• [Directions]: Copy exactly the lines from the start of the material through the line with "import seaborn as sns". Pictures stay out of the copy.

>> begin Given information

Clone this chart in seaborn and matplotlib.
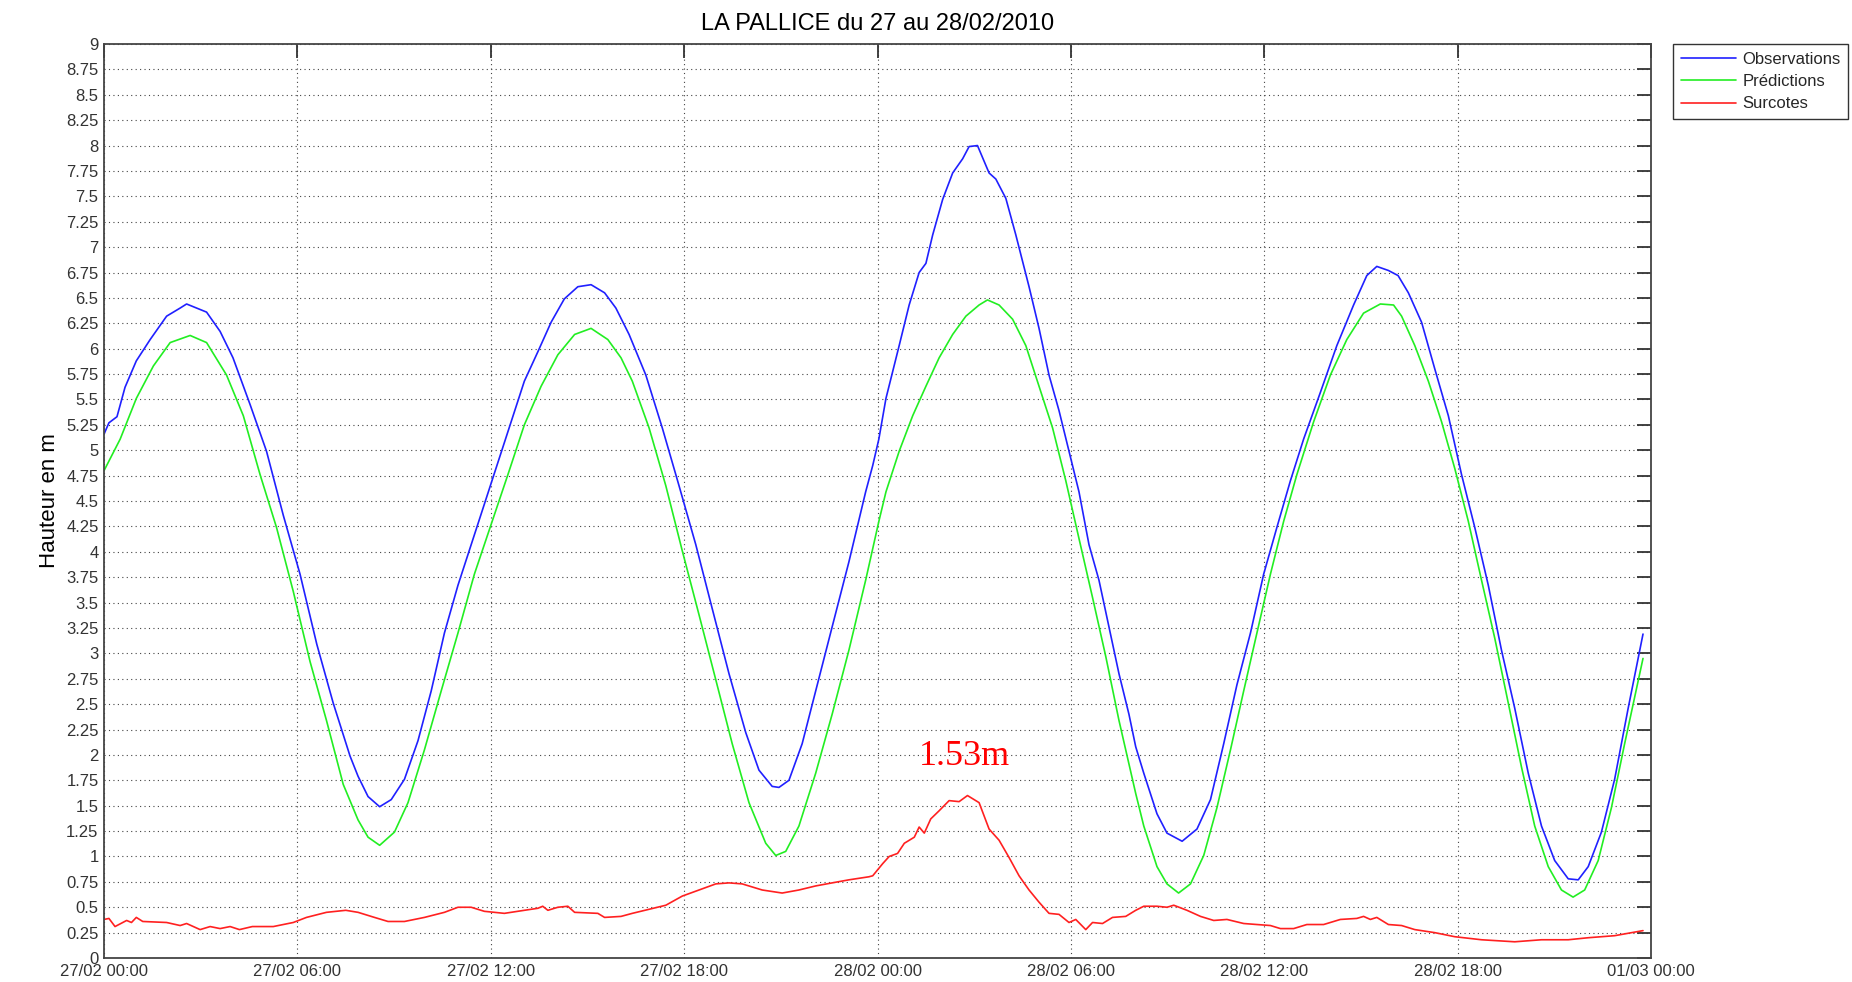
import pandas as pd
import matplotlib
matplotlib.use("Agg")
import matplotlib.pyplot as plt
import matplotlib.dates as mdates
from matplotlib.ticker import MultipleLocator, FuncFormatter
import seaborn as sns

# === Values (hours since 27/02/2010 00:00, height in m) ===
obs_hours = [0.0, 0.15, 0.4, 0.65, 1.0, 1.43, 1.94, 2.36, 2.56, 3.18, 3.6, 4.0, 4.53, 5.04,
             5.56, 6.08, 6.6, 7.11, 7.63, 7.88, 8.19, 8.55, 8.91, 9.32, 9.74, 10.15, 10.56,
             10.98, 11.39, 11.8, 12.22, 12.63, 13.04, 13.46, 13.87, 14.28, 14.7, 15.11, 15.53,
             15.88, 16.29, 16.81, 17.32, 17.84, 18.36, 18.87, 19.39, 19.91, 20.32, 20.73, 20.94,
             21.25, 21.66, 22.08, 22.59, 23.11, 23.63, 23.85, 24.04, 24.26, 24.67, 24.98, 25.29,
             25.5, 25.71, 26.02, 26.33, 26.64, 26.84, 27.1, 27.46, 27.67, 27.98, 28.29, 28.7,
             29.01, 29.32, 29.63, 29.94, 30.25, 30.56, 30.87, 31.18, 31.49, 31.8, 32.01, 32.26,
             32.67, 32.98, 33.45, 33.91, 34.33, 34.74, 35.15, 35.57, 35.98, 36.39, 36.81, 37.22,
             37.74, 38.25, 38.77, 39.18, 39.49, 39.85, 40.15, 40.47, 40.88, 41.29, 41.71, 42.12,
             42.53, 42.95, 43.36, 43.77, 44.19, 44.6, 45.01, 45.43, 45.74, 46.05, 46.46, 46.87,
             47.29, 47.75]
obs_m = [5.16, 5.27, 5.33, 5.62, 5.88, 6.09, 6.32, 6.40, 6.44, 6.36, 6.17, 5.91, 5.45, 4.99,
         4.36, 3.78, 3.09, 2.51, 1.99, 1.79, 1.59, 1.49, 1.56, 1.76, 2.14, 2.63, 3.20,
         3.67, 4.07, 4.47, 4.88, 5.28, 5.68, 5.97, 6.26, 6.49, 6.61, 6.63, 6.55,
         6.40, 6.14, 5.74, 5.22, 4.65, 4.07, 3.44, 2.80, 2.22, 1.85, 1.69, 1.68,
         1.75, 2.11, 2.63, 3.26, 3.90, 4.59, 4.85, 5.11, 5.51, 6.03, 6.43, 6.75,
         6.84, 7.12, 7.47, 7.73, 7.87, 7.99, 8.00, 7.73, 7.67, 7.48, 7.12, 6.61,
         6.20, 5.74, 5.39, 4.99, 4.59, 4.07, 3.72, 3.26, 2.80, 2.40, 2.08, 1.82,
         1.42, 1.23, 1.15, 1.27, 1.56, 2.11, 2.69, 3.20, 3.78, 4.24, 4.70, 5.11,
         5.57, 6.03, 6.43, 6.72, 6.81, 6.77, 6.72, 6.55, 6.26, 5.80, 5.34, 4.76,
         4.24, 3.67, 3.03, 2.46, 1.82, 1.30, 0.96, 0.78, 0.77, 0.90, 1.24, 1.76,
         2.46, 3.19]

pred_hours = [0.0, 0.5, 1.0, 1.53, 2.05, 2.67, 3.18, 3.8, 4.32, 4.84, 5.35, 5.87, 6.39, 6.9,
              7.42, 7.88, 8.19, 8.55, 9.01, 9.43, 9.94, 10.46, 10.98, 11.49, 12.01, 12.53,
              13.04, 13.56, 14.08, 14.6, 15.11, 15.63, 16.04, 16.39, 16.91, 17.43, 17.94,
              18.46, 18.98, 19.49, 20.01, 20.53, 20.84, 21.15, 21.56, 22.08, 22.59, 23.11,
              23.63, 24.04, 24.26, 24.67, 25.09, 25.5, 25.91, 26.33, 26.74, 27.15, 27.41,
              27.77, 28.19, 28.6, 29.01, 29.43, 29.84, 30.25, 30.67, 31.08, 31.49, 32.01,
              32.26, 32.67, 32.98, 33.34, 33.71, 34.12, 34.53, 34.95, 35.36, 35.77, 36.19,
              36.6, 37.01, 37.53, 38.05, 38.56, 39.08, 39.6, 40.01, 40.26, 40.67, 41.09,
              41.5, 41.91, 42.33, 42.74, 43.15, 43.57, 43.98, 44.39, 44.81, 45.22, 45.58,
              45.94, 46.36, 46.77, 47.18, 47.75]
pred_m = [4.80, 5.11, 5.51, 5.83, 6.06, 6.13, 6.06, 5.74, 5.34, 4.76, 4.24, 3.61, 2.92, 2.34,
          1.71, 1.36, 1.19, 1.11, 1.24, 1.53, 2.05, 2.63, 3.20, 3.78, 4.27, 4.76,
          5.25, 5.63, 5.94, 6.14, 6.20, 6.09, 5.91, 5.68, 5.22, 4.65, 4.01,
          3.38, 2.74, 2.11, 1.53, 1.13, 1.01, 1.05, 1.30, 1.82, 2.40, 3.03,
          3.72, 4.30, 4.59, 4.99, 5.34, 5.63, 5.91, 6.14, 6.32, 6.43, 6.48,
          6.43, 6.29, 6.03, 5.63, 5.22, 4.70, 4.13, 3.55, 2.97, 2.34, 1.62,
          1.30, 0.90, 0.73, 0.64, 0.73, 1.01, 1.48, 2.05, 2.63, 3.20, 3.78,
          4.30, 4.76, 5.28, 5.74, 6.09, 6.35, 6.44, 6.43, 6.32, 6.03, 5.68,
          5.28, 4.82, 4.30, 3.72, 3.15, 2.51, 1.88, 1.30, 0.90, 0.67, 0.60,
          0.67, 0.96, 1.48, 2.11, 2.95]

surge_hours = [0.0, 0.15, 0.34, 0.7, 0.85, 1.0, 1.2, 1.94, 2.36, 2.56, 2.98, 3.29, 3.6, 3.91,
               4.2, 4.6, 5.25, 5.87, 6.28, 6.9, 7.5, 7.88, 8.39, 8.81, 9.32, 9.94, 10.56,
               10.98, 11.39, 11.8, 12.42, 13.04, 13.46, 13.61, 13.77, 14.08, 14.39, 14.6,
               15.32, 15.53, 16.04, 16.39, 16.91, 17.43, 17.94, 18.46, 18.98, 19.39, 19.8,
               20.42, 21.04, 21.56, 22.08, 22.59, 23.11, 23.73, 23.85, 24.16, 24.36, 24.62,
               24.83, 25.14, 25.29, 25.45, 25.65, 25.91, 26.22, 26.53, 26.79, 27.15, 27.46,
               27.77, 28.08, 28.39, 28.7, 29.01, 29.32, 29.63, 29.94, 30.15, 30.46, 30.67,
               30.98, 31.29, 31.7, 32.01, 32.26, 32.67, 32.98, 33.19, 33.6, 34.02, 34.43,
               34.84, 35.36, 35.77, 36.19, 36.5, 36.91, 37.32, 37.84, 38.36, 38.87, 39.08,
               39.29, 39.49, 39.85, 40.26, 40.67, 41.29, 41.91, 42.74, 43.77, 44.6, 45.43,
               46.05, 46.87, 47.75]
surge_m = [0.38, 0.39, 0.31, 0.37, 0.35, 0.40, 0.36, 0.35, 0.32, 0.34, 0.28, 0.31, 0.29, 0.31,
           0.28, 0.31, 0.31, 0.35, 0.40, 0.45, 0.47, 0.45, 0.40, 0.36, 0.36, 0.40, 0.45,
           0.50, 0.50, 0.46, 0.44, 0.47, 0.49, 0.51, 0.47, 0.50, 0.51, 0.45,
           0.44, 0.40, 0.41, 0.44, 0.48, 0.52, 0.61, 0.67, 0.73, 0.74, 0.73,
           0.67, 0.64, 0.67, 0.71, 0.74, 0.77, 0.80, 0.81, 0.93, 1.00, 1.03,
           1.13, 1.19, 1.29, 1.23, 1.37, 1.45, 1.55, 1.54, 1.60, 1.53, 1.27,
           1.16, 0.99, 0.81, 0.67, 0.55, 0.44, 0.43, 0.35, 0.38, 0.28, 0.35,
           0.34, 0.40, 0.41, 0.47, 0.51, 0.51, 0.50, 0.52, 0.47, 0.41, 0.37,
           0.38, 0.34, 0.33, 0.32, 0.29, 0.29, 0.33, 0.33, 0.38, 0.39, 0.41,
           0.38, 0.40, 0.33, 0.32, 0.28, 0.25, 0.21, 0.18, 0.16, 0.18, 0.18,
           0.20, 0.22, 0.27]

series_labels = ["Observations", "Prédictions", "Surcotes"]
series_colors = ["#2020ff", "#22ee22", "#ff2020"]
peak_label = "1.53m"
peak_label_hour = 26.7
peak_label_value = 1.9

start = pd.Timestamp("2010-02-27 00:00")


def to_time(hours):
    return start + pd.to_timedelta(hours, unit="h")


# === Figure ===
sns.set_theme(style="white")
plt.rcParams['font.family'] = ['Liberation Sans', 'DejaVu Sans']

fig = plt.figure(figsize=(18.52, 9.82), dpi=100)
ax = fig.add_axes([0.0562, 0.0244, 0.8353, 0.9308])

for hours, values, lab, col in zip([obs_hours, pred_hours, surge_hours],
                                    [obs_m, pred_m, surge_m],
                                    series_labels, series_colors):
    sns.lineplot(x=to_time(hours), y=values, ax=ax, color=col, linewidth=1.2,
                 label=lab, legend=False)

# annotation of the peak surge
ax.text(mdates.date2num(to_time([peak_label_hour])[0]), peak_label_value, peak_label,
        color="red", fontsize=26, ha="center", va="baseline",
        family=["Liberation Serif", "DejaVu Serif"])

# === Axes ===
ax.set_xlim(start, start + pd.Timedelta(hours=48))
ax.set_ylim(0, 9)
ax.xaxis.set_major_locator(mdates.HourLocator(byhour=[0, 6, 12, 18]))
ax.xaxis.set_major_formatter(mdates.DateFormatter("%d/%m %H:%M"))
ax.yaxis.set_major_locator(MultipleLocator(0.25))
ax.yaxis.set_major_formatter(FuncFormatter(lambda v, p: f"{v:g}"))

ax.tick_params(direction="in", top=True, right=True, length=10, width=1.3,
               color="#333333", labelcolor="#333333", labelsize=12)
ax.tick_params(axis="y", pad=4)
ax.tick_params(axis="x", pad=4)
for sp in ax.spines.values():
    sp.set_color("#444444")
    sp.set_linewidth(1.3)

ax.grid(True, linestyle=(0, (1, 3)), color="#444444", linewidth=0.8)
ax.set_axisbelow(True)

ax.set_xlabel("")
ax.set_ylabel("Hauteur en m", fontsize=16, color="black", labelpad=4)
ax.set_title("LA PALLICE du 27 au 28/02/2010", fontsize=17, color="black", pad=10)

leg = ax.legend(loc="upper left", bbox_to_anchor=(1673 / 1852, 1 - 44 / 982),
                bbox_transform=fig.transFigure, fontsize=12, frameon=True,
                fancybox=False, handlelength=3.3, labelspacing=0.45,
                borderpad=0.45, handletextpad=0.4, borderaxespad=0)
leg.get_frame().set_edgecolor("black")
leg.get_frame().set_linewidth(1.0)

plt.savefig("out.png", dpi=100)
plt.close()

>> end Given information

• [Exercise result]:
Clone this chart in seaborn and matplotlib.
import pandas as pd
import matplotlib
matplotlib.use("Agg")
import matplotlib.pyplot as plt
import matplotlib.dates as mdates
from matplotlib.ticker import MultipleLocator, FuncFormatter
import seaborn as sns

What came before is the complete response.